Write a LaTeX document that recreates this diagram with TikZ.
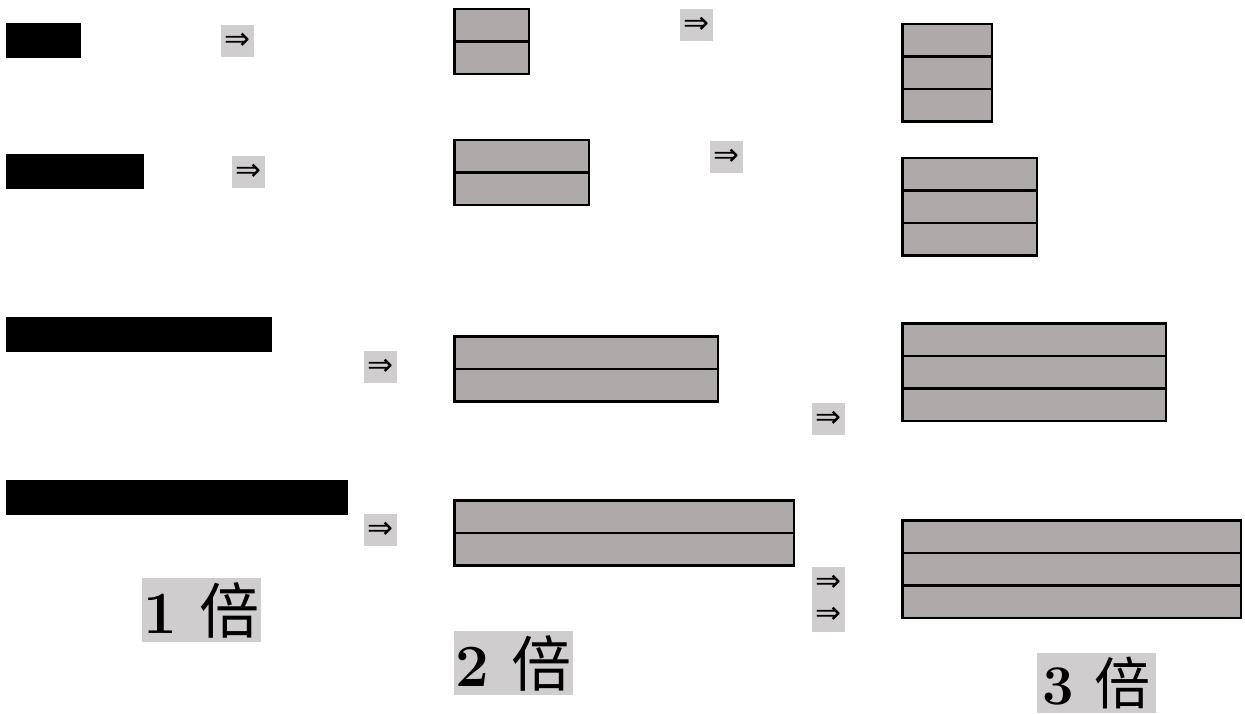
\documentclass[tikz,border=0pt]{standalone}
\usepackage{fontspec}
\newfontfamily\cjkfont{Noto Sans CJK SC}
\newfontfamily\arrowfont{DejaVu Sans}
\usepackage{xcolor}
\usepackage{tikz}
\usetikzlibrary{positioning}
\definecolor{BlockGray}{HTML}{AEAAA9}
\definecolor{TagGray}{HTML}{CFCDCE}

\begin{document}
\begin{tikzpicture}[x=1pt, y=-1pt,
    bar/.style={fill=black, anchor=north west, inner sep=0pt, outer sep=0pt, minimum height=35pt},
    cell/.style={draw, line width=2.5pt, fill=BlockGray, anchor=north west, inner sep=0pt, outer sep=0pt, minimum height=32.5pt},
    arr/.style={fill=TagGray, anchor=north west, inner sep=0pt, minimum width=33pt, minimum height=32pt, font=\arrowfont\fontsize{31}{32}\selectfont},
    tag/.style={fill=TagGray, anchor=north west, inner sep=0pt, minimum width=119pt, minimum height=64pt, font=\bfseries\fontsize{60}{60}\selectfont}]
    \useasboundingbox (0,0) rectangle (1245,714);
    % single bars
    \node[bar, minimum width=75pt] (one1) at (6,23) {};
    \node[bar, minimum width=138pt] (one2) at (6,154) {};
    \node[bar, minimum width=266pt] (one3) at (6,317) {};
    \node[bar, minimum width=342pt] (one4) at (6,480) {};
    \node[arr] (go1) at (221,25) {⇒};
    \node[arr] (go2) at (232,156) {⇒};
    \node[arr] (go3) at (364,351) {⇒};
    \node[arr] (go4) at (364,514) {⇒};
    \node[tag] (times1) at (142,578) {1 {\cjkfont\mdseries 倍}};
    % double stacks
    \node[cell, minimum width=74.5pt] (two1a) at (454.25,9.25) {};
    \node[cell, minimum width=74.5pt, below=0pt of two1a] (two1b) {};
    \node[cell, minimum width=134.5pt] (two2a) at (454.25,140.25) {};
    \node[cell, minimum width=134.5pt, below=0pt of two2a] (two2b) {};
    \node[cell, minimum width=263.5pt] (two3a) at (454.25,336.25) {};
    \node[cell, minimum width=263.5pt, below=0pt of two3a] (two3b) {};
    \node[cell, minimum width=339.5pt] (two4a) at (454.25,500.25) {};
    \node[cell, minimum width=339.5pt, below=0pt of two4a] (two4b) {};
    \node[arr] (next1) at (680,9) {⇒};
    \node[arr] (next2) at (710,141) {⇒};
    \node[arr] (next3) at (812,403) {⇒};
    \node[arr, minimum height=65pt, align=center] (next4) at (812,567) {⇒\\⇒};
    \node[tag] (times2) at (454,631) {2 {\cjkfont\mdseries 倍}};
    % triple stacks
    \node[cell, minimum width=89.5pt] (three1a) at (902.25,24.25) {};
    \node[cell, minimum width=89.5pt, below=0pt of three1a] (three1b) {};
    \node[cell, minimum width=89.5pt, below=0pt of three1b] (three1c) {};
    \node[cell, minimum width=134.5pt] (three2a) at (902.25,158.25) {};
    \node[cell, minimum width=134.5pt, below=0pt of three2a] (three2b) {};
    \node[cell, minimum width=134.5pt, below=0pt of three2b] (three2c) {};
    \node[cell, minimum width=263.5pt] (three3a) at (902.25,323.25) {};
    \node[cell, minimum width=263.5pt, below=0pt of three3a] (three3b) {};
    \node[cell, minimum width=263.5pt, below=0pt of three3b] (three3c) {};
    \node[cell, minimum width=338.5pt] (three4a) at (902.25,520.25) {};
    \node[cell, minimum width=338.5pt, below=0pt of three4a] (three4b) {};
    \node[cell, minimum width=338.5pt, below=0pt of three4b] (three4c) {};
    \node[tag, minimum height=60pt, font=\bfseries\fontsize{56}{56}\selectfont] (times3) at (1037,653) {3 {\cjkfont\mdseries 倍}};
  \end{tikzpicture}
\end{document}
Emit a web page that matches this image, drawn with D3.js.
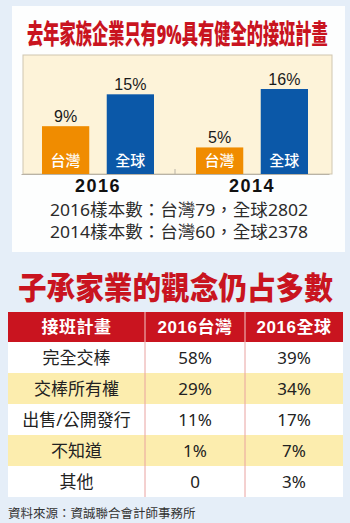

## Your objective
Repeat the entries exactly. Pictures are excluded from the copy.

## Task result
Write a LaTeX document that recreates this diagram with TikZ.
\documentclass[tikz,border=0pt]{standalone}
\usepackage{fontspec}
\newfontfamily\cjkfont{Noto Sans CJK SC}
\newfontfamily\arrowfont{DejaVu Sans}
\usepackage{xcolor}
\usepackage{tikz}
\usetikzlibrary{positioning}
\definecolor{BlockGray}{HTML}{AEAAA9}
\definecolor{TagGray}{HTML}{CFCDCE}

\begin{document}
\begin{tikzpicture}[x=1pt, y=-1pt,
    bar/.style={fill=black, anchor=north west, inner sep=0pt, outer sep=0pt, minimum height=35pt},
    cell/.style={draw, line width=2.5pt, fill=BlockGray, anchor=north west, inner sep=0pt, outer sep=0pt, minimum height=32.5pt},
    arr/.style={fill=TagGray, anchor=north west, inner sep=0pt, minimum width=33pt, minimum height=32pt, font=\arrowfont\fontsize{31}{32}\selectfont},
    tag/.style={fill=TagGray, anchor=north west, inner sep=0pt, minimum width=119pt, minimum height=64pt, font=\bfseries\fontsize{60}{60}\selectfont}]
    \useasboundingbox (0,0) rectangle (1245,714);
    % single bars
    \node[bar, minimum width=75pt] (one1) at (6,23) {};
    \node[bar, minimum width=138pt] (one2) at (6,154) {};
    \node[bar, minimum width=266pt] (one3) at (6,317) {};
    \node[bar, minimum width=342pt] (one4) at (6,480) {};
    \node[arr] (go1) at (221,25) {⇒};
    \node[arr] (go2) at (232,156) {⇒};
    \node[arr] (go3) at (364,351) {⇒};
    \node[arr] (go4) at (364,514) {⇒};
    \node[tag] (times1) at (142,578) {1 {\cjkfont\mdseries 倍}};
    % double stacks
    \node[cell, minimum width=74.5pt] (two1a) at (454.25,9.25) {};
    \node[cell, minimum width=74.5pt, below=0pt of two1a] (two1b) {};
    \node[cell, minimum width=134.5pt] (two2a) at (454.25,140.25) {};
    \node[cell, minimum width=134.5pt, below=0pt of two2a] (two2b) {};
    \node[cell, minimum width=263.5pt] (two3a) at (454.25,336.25) {};
    \node[cell, minimum width=263.5pt, below=0pt of two3a] (two3b) {};
    \node[cell, minimum width=339.5pt] (two4a) at (454.25,500.25) {};
    \node[cell, minimum width=339.5pt, below=0pt of two4a] (two4b) {};
    \node[arr] (next1) at (680,9) {⇒};
    \node[arr] (next2) at (710,141) {⇒};
    \node[arr] (next3) at (812,403) {⇒};
    \node[arr, minimum height=65pt, align=center] (next4) at (812,567) {⇒\\⇒};
    \node[tag] (times2) at (454,631) {2 {\cjkfont\mdseries 倍}};
    % triple stacks
    \node[cell, minimum width=89.5pt] (three1a) at (902.25,24.25) {};
    \node[cell, minimum width=89.5pt, below=0pt of three1a] (three1b) {};
    \node[cell, minimum width=89.5pt, below=0pt of three1b] (three1c) {};
    \node[cell, minimum width=134.5pt] (three2a) at (902.25,158.25) {};
    \node[cell, minimum width=134.5pt, below=0pt of three2a] (three2b) {};
    \node[cell, minimum width=134.5pt, below=0pt of three2b] (three2c) {};
    \node[cell, minimum width=263.5pt] (three3a) at (902.25,323.25) {};
    \node[cell, minimum width=263.5pt, below=0pt of three3a] (three3b) {};
    \node[cell, minimum width=263.5pt, below=0pt of three3b] (three3c) {};
    \node[cell, minimum width=338.5pt] (three4a) at (902.25,520.25) {};
    \node[cell, minimum width=338.5pt, below=0pt of three4a] (three4b) {};
    \node[cell, minimum width=338.5pt, below=0pt of three4b] (three4c) {};
    \node[tag, minimum height=60pt, font=\bfseries\fontsize{56}{56}\selectfont] (times3) at (1037,653) {3 {\cjkfont\mdseries 倍}};
  \end{tikzpicture}
\end{document}
Emit a web page that matches this image, drawn with D3.js.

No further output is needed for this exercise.